*Extracted entries:*
::::::::::

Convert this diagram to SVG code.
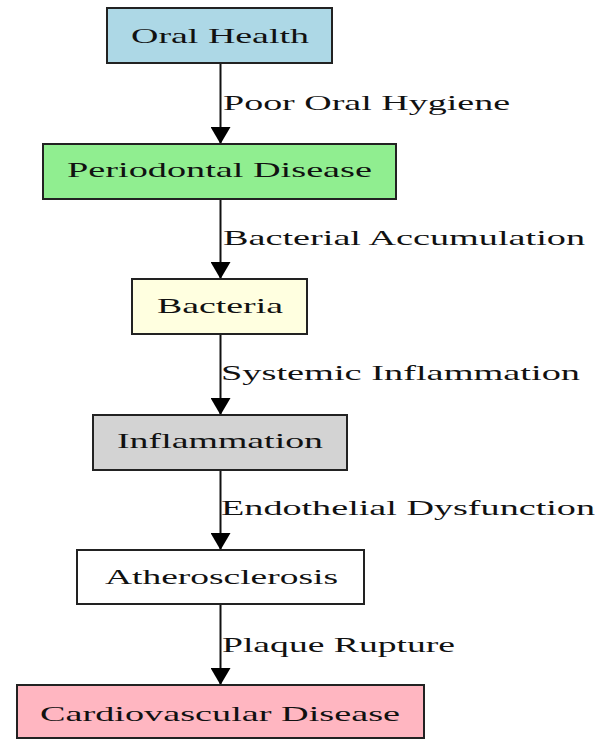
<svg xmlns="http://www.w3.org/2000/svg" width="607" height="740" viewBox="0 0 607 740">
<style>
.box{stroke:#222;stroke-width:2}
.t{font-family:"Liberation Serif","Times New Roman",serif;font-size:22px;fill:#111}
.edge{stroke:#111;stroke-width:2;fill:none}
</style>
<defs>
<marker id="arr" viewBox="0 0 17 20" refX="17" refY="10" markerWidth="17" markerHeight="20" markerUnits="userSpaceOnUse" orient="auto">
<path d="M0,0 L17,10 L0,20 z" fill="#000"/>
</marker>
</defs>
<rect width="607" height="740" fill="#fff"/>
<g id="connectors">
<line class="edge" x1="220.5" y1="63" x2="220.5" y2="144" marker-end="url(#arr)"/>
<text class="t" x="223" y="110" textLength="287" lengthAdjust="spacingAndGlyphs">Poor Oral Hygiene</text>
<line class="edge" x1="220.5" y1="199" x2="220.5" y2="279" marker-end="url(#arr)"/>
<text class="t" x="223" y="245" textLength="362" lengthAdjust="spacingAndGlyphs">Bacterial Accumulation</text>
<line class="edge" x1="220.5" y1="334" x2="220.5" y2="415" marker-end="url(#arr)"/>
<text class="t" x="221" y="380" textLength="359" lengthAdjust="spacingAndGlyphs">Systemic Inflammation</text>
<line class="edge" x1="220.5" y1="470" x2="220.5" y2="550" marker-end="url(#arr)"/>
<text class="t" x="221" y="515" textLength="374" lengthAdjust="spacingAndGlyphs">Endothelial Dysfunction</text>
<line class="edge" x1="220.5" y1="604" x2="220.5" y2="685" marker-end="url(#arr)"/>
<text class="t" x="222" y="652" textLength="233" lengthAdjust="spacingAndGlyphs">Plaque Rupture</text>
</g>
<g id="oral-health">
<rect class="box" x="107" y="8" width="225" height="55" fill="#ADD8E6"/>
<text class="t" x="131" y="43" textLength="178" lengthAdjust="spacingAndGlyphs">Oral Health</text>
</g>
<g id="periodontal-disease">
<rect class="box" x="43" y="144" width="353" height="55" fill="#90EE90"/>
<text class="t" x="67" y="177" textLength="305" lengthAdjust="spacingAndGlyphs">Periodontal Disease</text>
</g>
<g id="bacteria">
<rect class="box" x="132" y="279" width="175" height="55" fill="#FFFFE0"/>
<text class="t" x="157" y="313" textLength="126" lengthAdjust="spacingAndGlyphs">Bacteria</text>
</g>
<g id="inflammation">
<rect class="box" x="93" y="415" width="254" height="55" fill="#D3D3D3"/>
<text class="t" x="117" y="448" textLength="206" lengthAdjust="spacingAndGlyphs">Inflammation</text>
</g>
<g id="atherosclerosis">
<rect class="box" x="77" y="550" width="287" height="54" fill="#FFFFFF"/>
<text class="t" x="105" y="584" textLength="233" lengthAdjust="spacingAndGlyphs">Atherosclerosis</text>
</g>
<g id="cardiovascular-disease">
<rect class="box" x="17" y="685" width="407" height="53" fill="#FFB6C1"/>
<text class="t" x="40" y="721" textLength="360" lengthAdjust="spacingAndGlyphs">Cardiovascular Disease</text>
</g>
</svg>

::::::::::

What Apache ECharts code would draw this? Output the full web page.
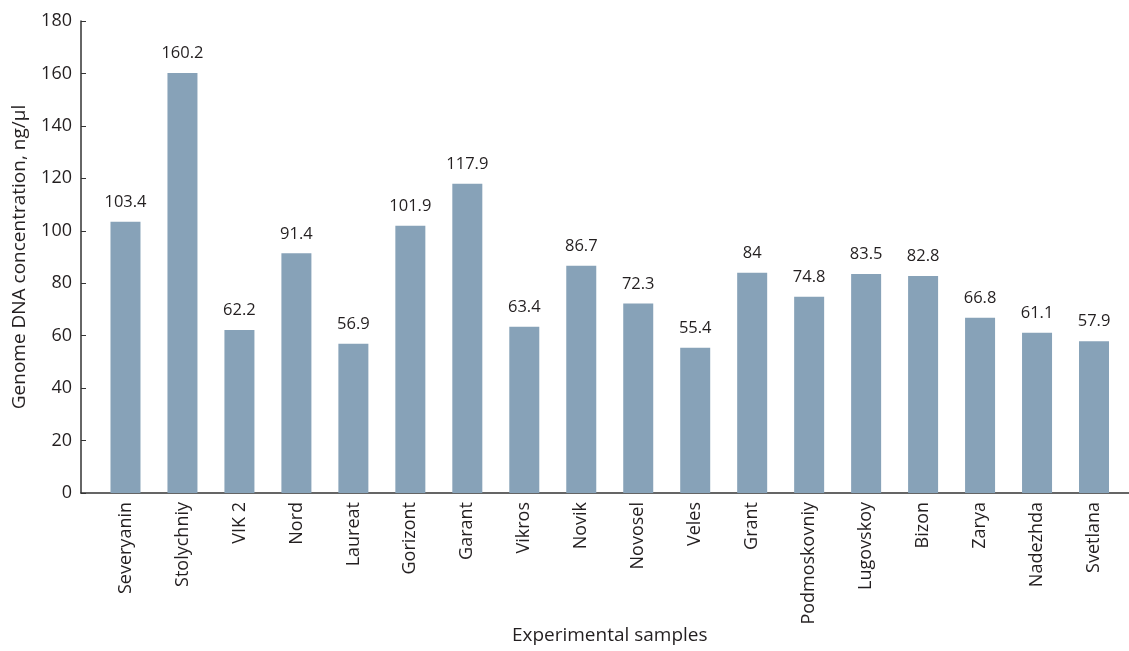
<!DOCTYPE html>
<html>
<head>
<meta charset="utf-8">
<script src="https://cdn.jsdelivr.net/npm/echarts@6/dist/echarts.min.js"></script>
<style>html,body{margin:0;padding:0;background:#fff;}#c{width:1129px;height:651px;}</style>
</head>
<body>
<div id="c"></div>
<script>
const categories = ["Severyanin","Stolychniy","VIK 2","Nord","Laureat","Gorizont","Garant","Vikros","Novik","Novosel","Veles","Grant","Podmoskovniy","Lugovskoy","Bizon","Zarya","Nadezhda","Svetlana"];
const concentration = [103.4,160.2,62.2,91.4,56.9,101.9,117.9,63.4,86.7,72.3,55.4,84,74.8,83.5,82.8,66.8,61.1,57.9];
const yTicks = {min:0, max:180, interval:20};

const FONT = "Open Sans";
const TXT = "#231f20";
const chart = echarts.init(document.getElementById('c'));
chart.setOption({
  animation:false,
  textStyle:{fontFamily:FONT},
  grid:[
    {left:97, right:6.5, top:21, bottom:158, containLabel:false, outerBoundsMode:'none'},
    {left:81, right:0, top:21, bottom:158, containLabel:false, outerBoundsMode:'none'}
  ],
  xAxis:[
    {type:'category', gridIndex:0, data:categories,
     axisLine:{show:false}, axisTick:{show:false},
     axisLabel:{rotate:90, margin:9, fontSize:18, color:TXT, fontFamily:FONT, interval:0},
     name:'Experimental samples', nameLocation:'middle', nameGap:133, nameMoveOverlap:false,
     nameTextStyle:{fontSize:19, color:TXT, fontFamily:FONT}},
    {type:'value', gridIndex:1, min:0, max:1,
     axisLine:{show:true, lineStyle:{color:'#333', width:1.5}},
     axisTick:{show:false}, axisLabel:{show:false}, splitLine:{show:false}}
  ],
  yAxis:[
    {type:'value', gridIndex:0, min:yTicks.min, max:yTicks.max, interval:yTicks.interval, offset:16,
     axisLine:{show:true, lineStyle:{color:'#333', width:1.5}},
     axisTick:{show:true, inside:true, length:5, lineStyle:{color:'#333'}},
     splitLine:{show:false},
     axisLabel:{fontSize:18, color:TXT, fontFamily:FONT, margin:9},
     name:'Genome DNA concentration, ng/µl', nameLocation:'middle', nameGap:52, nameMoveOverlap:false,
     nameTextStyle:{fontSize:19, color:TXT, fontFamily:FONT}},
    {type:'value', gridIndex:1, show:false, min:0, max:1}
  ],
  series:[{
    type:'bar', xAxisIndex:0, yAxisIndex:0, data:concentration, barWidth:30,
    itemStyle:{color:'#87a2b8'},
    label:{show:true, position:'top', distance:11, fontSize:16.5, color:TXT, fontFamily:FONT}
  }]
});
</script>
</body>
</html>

::::::::::

Among the records above, find each line holding the string "this" and pull it out.

Convert this diagram to SVG code.
What Apache ECharts code would draw this? Output the full web page.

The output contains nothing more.